> _GIVEN INSTRUCTION_
Find the word "this" in the material below and gather every line that contains it.

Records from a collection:
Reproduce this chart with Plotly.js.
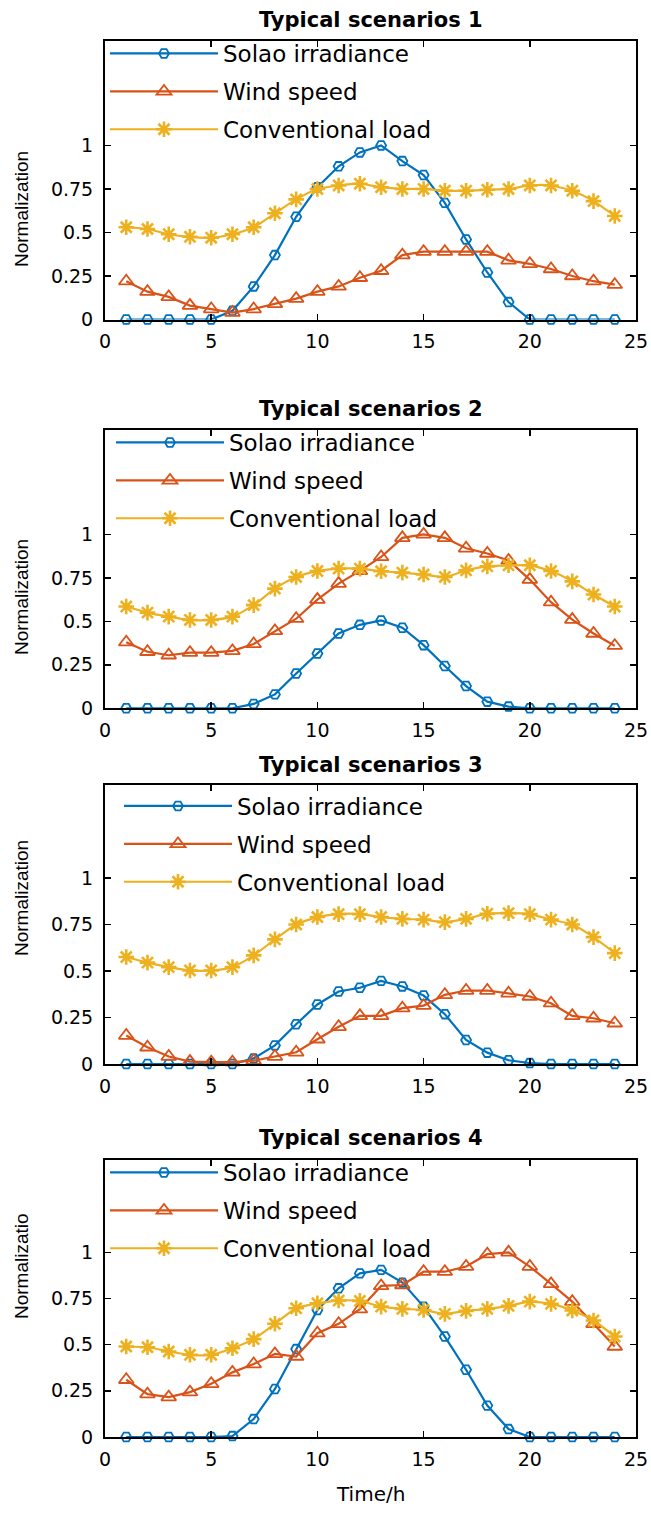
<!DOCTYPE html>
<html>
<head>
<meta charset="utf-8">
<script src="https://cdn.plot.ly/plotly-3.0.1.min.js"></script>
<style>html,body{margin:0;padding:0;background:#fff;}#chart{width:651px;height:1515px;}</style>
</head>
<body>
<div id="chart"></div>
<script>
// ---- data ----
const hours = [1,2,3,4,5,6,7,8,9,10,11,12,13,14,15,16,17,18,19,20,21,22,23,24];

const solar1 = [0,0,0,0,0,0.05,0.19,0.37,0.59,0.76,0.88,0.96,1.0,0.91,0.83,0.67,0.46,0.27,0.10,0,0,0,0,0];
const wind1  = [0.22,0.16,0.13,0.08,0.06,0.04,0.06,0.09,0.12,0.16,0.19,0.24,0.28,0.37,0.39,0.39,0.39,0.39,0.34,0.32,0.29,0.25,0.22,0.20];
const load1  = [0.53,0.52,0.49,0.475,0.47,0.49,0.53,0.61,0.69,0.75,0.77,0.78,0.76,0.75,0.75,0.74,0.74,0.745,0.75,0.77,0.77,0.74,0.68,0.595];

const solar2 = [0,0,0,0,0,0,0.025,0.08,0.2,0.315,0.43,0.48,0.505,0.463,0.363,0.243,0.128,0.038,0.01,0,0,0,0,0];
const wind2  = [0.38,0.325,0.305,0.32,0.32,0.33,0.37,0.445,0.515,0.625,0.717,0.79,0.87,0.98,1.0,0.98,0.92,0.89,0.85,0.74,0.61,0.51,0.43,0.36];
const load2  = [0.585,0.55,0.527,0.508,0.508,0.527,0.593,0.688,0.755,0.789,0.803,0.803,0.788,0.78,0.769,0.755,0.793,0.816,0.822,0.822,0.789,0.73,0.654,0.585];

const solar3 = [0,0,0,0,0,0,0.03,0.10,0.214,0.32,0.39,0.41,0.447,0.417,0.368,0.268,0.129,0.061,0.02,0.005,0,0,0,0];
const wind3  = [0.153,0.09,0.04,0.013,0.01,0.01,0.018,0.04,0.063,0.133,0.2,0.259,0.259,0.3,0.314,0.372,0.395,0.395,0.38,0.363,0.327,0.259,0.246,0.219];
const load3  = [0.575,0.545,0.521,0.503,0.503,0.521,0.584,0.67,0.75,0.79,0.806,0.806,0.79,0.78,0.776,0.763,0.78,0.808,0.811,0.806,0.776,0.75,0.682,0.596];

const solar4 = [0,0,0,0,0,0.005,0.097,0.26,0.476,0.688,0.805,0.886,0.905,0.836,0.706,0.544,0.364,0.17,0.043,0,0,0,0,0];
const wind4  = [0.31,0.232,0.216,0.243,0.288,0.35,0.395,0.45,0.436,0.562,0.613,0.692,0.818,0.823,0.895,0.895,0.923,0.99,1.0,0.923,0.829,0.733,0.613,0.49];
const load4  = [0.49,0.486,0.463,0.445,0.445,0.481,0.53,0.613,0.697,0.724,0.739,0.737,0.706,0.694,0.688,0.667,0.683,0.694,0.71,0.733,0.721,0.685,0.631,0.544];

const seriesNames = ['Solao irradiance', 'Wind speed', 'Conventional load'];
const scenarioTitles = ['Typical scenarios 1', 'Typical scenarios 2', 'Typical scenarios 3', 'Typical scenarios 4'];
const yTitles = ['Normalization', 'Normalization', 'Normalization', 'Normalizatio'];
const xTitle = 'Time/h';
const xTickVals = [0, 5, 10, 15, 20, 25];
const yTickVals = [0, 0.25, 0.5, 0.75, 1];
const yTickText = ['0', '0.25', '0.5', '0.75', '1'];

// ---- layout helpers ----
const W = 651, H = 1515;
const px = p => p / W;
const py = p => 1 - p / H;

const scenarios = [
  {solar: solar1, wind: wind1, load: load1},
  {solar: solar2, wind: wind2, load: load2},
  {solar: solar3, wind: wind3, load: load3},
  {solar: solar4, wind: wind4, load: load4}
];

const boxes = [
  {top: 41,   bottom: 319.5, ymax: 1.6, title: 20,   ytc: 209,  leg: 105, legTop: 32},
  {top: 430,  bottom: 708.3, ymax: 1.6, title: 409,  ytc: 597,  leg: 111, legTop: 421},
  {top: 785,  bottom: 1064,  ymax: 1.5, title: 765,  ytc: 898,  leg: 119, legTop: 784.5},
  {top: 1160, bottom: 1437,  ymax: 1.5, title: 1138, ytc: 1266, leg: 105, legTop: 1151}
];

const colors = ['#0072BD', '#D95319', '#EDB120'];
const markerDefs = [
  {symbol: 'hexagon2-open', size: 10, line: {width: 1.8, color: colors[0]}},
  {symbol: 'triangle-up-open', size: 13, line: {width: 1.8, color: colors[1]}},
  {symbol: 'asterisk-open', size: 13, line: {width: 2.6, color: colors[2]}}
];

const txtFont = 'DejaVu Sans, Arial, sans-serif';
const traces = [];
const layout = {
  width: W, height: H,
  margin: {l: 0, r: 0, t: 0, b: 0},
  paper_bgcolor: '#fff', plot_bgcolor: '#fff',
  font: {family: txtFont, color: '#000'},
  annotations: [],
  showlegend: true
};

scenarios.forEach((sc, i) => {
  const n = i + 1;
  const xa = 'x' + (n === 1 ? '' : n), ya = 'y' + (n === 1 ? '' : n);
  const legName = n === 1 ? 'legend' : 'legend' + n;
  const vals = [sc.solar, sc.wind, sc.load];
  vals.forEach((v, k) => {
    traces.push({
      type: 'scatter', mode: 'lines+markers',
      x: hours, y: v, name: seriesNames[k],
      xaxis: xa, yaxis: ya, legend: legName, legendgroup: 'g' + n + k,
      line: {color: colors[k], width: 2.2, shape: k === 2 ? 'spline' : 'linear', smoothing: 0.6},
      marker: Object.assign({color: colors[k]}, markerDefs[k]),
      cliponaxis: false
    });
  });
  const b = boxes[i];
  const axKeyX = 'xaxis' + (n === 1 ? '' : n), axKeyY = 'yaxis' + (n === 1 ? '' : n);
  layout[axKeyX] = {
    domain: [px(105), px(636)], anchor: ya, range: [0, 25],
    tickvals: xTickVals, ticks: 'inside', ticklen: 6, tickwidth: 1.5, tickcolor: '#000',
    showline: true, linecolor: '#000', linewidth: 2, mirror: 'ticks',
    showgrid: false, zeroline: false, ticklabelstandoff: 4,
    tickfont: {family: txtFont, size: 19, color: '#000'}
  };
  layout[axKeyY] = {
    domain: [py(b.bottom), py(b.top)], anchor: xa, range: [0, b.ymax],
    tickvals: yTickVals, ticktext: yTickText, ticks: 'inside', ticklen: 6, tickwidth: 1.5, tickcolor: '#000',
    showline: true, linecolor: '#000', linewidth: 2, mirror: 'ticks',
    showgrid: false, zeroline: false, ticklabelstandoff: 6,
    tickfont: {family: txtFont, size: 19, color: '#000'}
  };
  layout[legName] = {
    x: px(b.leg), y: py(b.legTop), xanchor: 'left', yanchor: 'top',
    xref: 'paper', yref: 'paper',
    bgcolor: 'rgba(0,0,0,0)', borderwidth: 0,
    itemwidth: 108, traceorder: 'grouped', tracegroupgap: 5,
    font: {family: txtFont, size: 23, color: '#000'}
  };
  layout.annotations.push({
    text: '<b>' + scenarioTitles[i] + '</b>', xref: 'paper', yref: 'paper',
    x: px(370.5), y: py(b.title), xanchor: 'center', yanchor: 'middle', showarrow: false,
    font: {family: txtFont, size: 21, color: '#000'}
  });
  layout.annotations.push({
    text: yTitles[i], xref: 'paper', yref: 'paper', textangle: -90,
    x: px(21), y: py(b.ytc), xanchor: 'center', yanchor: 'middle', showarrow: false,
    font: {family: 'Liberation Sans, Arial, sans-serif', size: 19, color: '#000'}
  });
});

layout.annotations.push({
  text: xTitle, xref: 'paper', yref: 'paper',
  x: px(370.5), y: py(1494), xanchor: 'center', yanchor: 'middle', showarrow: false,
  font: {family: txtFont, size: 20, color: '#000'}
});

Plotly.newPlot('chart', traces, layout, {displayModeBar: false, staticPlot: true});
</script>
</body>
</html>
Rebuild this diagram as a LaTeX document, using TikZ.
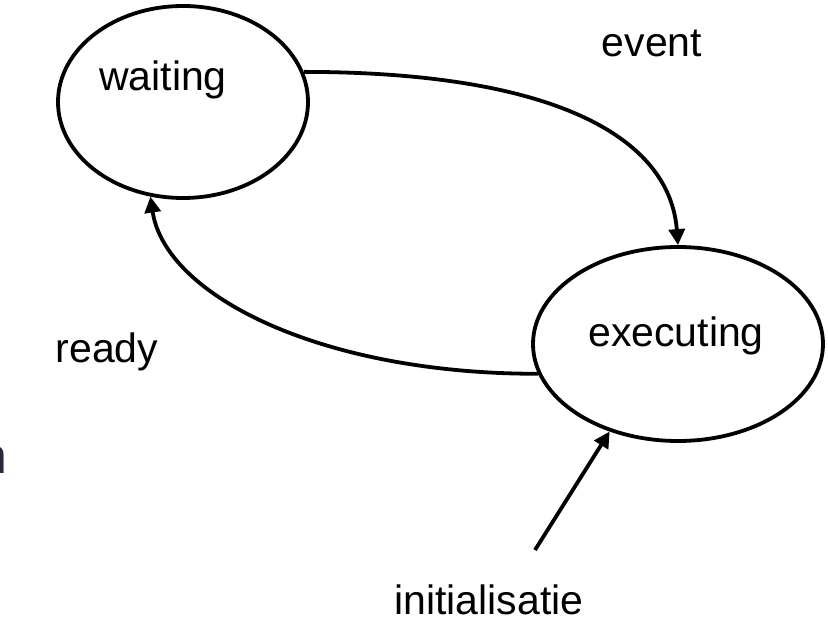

> _REPLY_
Reproduce this chart with Plotly.js.
Rebuild this diagram as a LaTeX document, using TikZ.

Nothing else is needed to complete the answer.